Lucky's Lady, by Tami Hoag

>> Tuesday, October 19, 2004

Lucky's Lady, by Tami Hoag used to be one of my favourite romance novels years ago. I hadn't reread it in some time, though.

As wild and mysterious as the Louisiana swamp he called home, Lucky Doucet was a dangerously attractive Cajun no woman could handle. His solitary life left no room for the likes of elegant Serena Sheridan, but Lucky couldn't deny her desperate need to find her missing grandfather. He would help her, but nothing
more--yet once he felt the lure of the flaxen-haired beauty, an adventurer like Lucky couldn't help playing with fire.

Serena felt unnerved, aroused, and excited by the ruggedly sensual renegade whose gaze burned her with its heat, but she did not dare tangle with a rebel whose intensity was overwhelming, who claimed his heart was off limits? Deeper and deeper they traveled into the steamy bayou, until with one electrifying kiss her resistance melted into liquid desire. And the devilish rogue found he'd do anything to make Serena Lucky's Lady.
Unfortunately, while it was good, it was nowhere near as wonderful as I remembered it. My grade now would be a B.

On the plus column: the hero, the romance and the ambience.

Lucky was yummy, a bad boy who had actually wanted to be a scientist before a tragedy in his past made him drop everything and join the military. He was also one tortured guy who didn't make everyone around him miserable because of it. He did irritate me at first with his immediate assumption that Serena was the same as her bitch of a sister, Shelby, but he was willing to keep his eyes open and accept he had been wrong.

He and Serena had some explosive chemistry together, and I thought the romance was nicely developed, with each of them attracted to the other in spite of themselves, and unable to resist. The love scenes were beyond steamy, and of the kind which are definitely not gratuitous and actually serve to show us more about the characters and their development.

The ambience of the swamp was really well done, too. Hoag succeeded in showing the beauty of it as well as the danger, and while I don't think I'd like to visit in real life, I enjoyed doing so in the book.

And now for the negatives. Serena was one of them. I wasn't too crazy about her, basically because she was a bit too willing to be manipulated by her relatives. I mean, it's fine to want your sister to love you, but she allowed her wishful thinking ("She's my sister, I'm sure she isn't that bad and that she actually does love me") to ignore facts. After what Shelby had done to her leaving her for days in the swamp, and the way she made fun of Serena's phobia about it, a smart person would have at least been a bit more careful about trusting her.

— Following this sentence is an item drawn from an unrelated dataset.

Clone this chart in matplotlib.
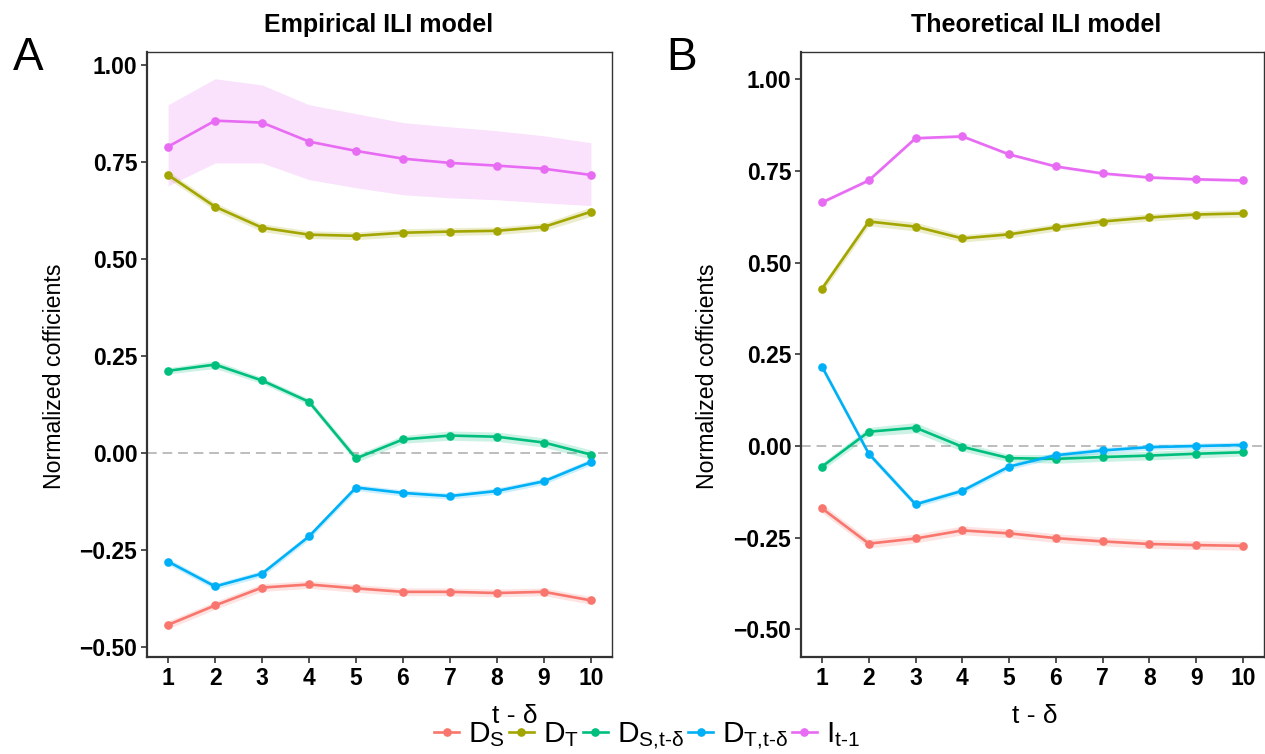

I also didn't like Serena's grandfather's manipulations and the way she gave in to them.

And this brings me to my biggest problem with the book: the suspense subplot and the villains. Much too over-the-top, especially Shelby. She was eeeevil, tremendously immoral and selfish and stupid with it. I also thought the thingie about the chemical company was too unrealistic. It simply didn't ring true to me that a mere employee would be so fanatical about what amounted to buying a site for a new plant.

All in all, an entertaining read, but one which didn't completely satisfy.